User Persona and their development.
The importance of creating a user story was to define the goals and needs of the end user for each situation. The benefits are to keep a clear and consistent goal throughout the project, making processes more efficient and saving time. Below are the problems and hypotheses summarized from the user stories.

These three user personas were created and expanded on to gain insight on pain points, interests, and personify the user stories we created initially. We pulled in the research from the first few weeks to aid in creating these personas.
The importance of the journey map was to imagine the path and feelings of each user. Possibly defining opportunities at each step and frustrations. How can we accelerate customer engagement? What parts of the business do they engage in? As I was creating the journey map, it helped me visualize elements and key components I would need to include in the design system. This process would also help me with the low fidelity wireframes, this certain path for this user persona isn’t best for every user. How can I funnel their experience as to have no distractions?
Design System
Wireframes
Low Fidelity
A large amount of low fidelity wireframes was created and mapped besides each other following the main flow of completing the quiz. Alongside the low fidelity wire frames, we were building the early design system drafts iterating and improving the UI. We got an idea of what size we wanted components and buttons to be, we pasted the components to medium fidelity wireframes and referencing the journey maps we proceeded to polish the experience.

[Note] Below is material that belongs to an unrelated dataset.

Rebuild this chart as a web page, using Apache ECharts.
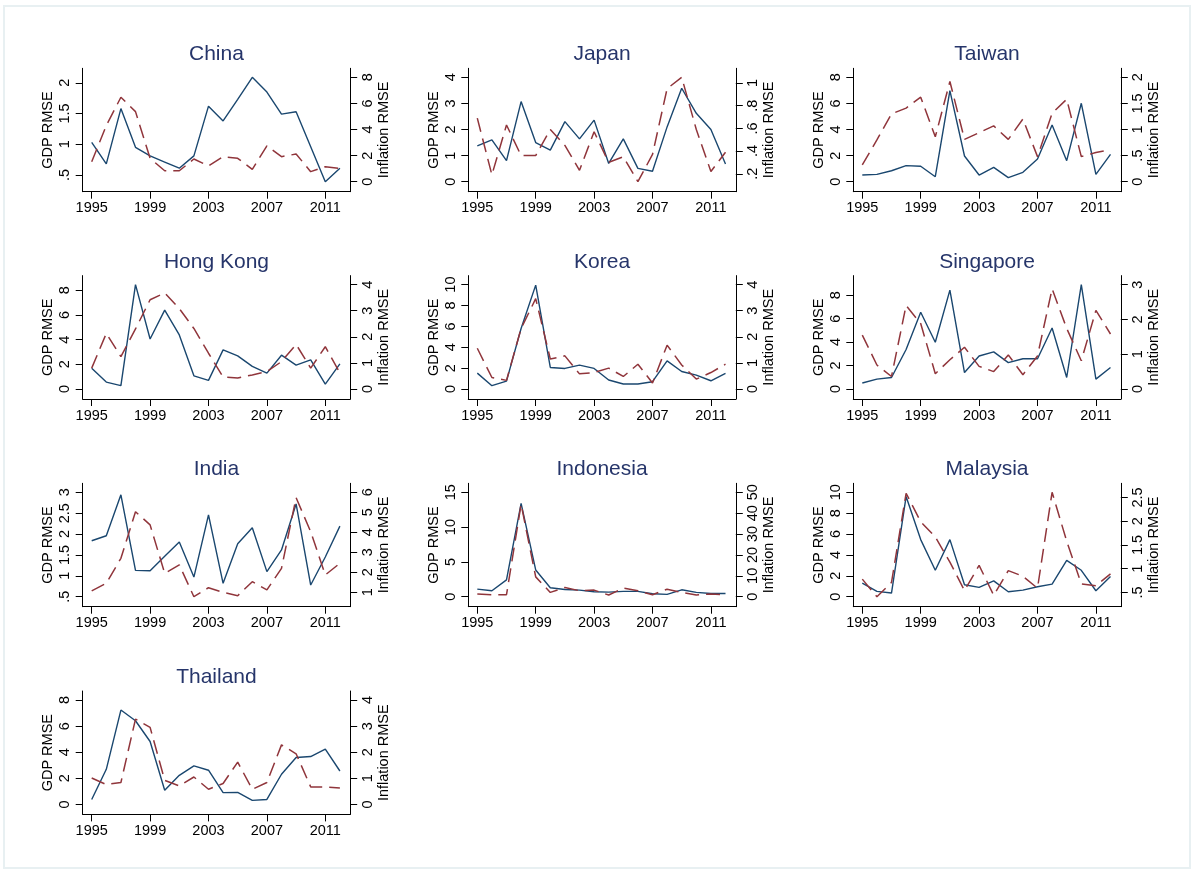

We surmised from our research that to make the tests more interesting we needed different ways to ask questions. This included using a scale, ordered lists, dragging and dropping images and more.
High Fidelity
The process of transferring from low to higher fidelity screens required intensive discussion. Holding many versions of the low fidelity screens, we utilized inspiration from the strongest characteristics form our competitive analysis research, the best of our low/mid fidelity wireframes, and which best worked with our user journeys and user personas.









Final Pages
We held onto our goal of keeping a career test that holds different ways to ask questions via multiple choice through text, image, arranging the most suitable choice, utilizing scales. This is the final flow for a user seeking a career test to help define their career. The results are displayed based on the questions answered, you get statistics with a visually appealing pie chart. Career matches are explored based on your results with descriptions organized by skills and interest. Degrees, salary, and RadicalX internships are suggested on the right.
The challenges of this program were coordinating with others at different time zones, it would be difficult to get on a video call at the same time or we had to handle not getting immediate replies. Ways to work around this was utilizing comment tools on Figma and Miro as much as we could and stick to the plans defined at the start of each week for our scrum meeting. Communication is always key when resolving any disagreements or when providing a better idea.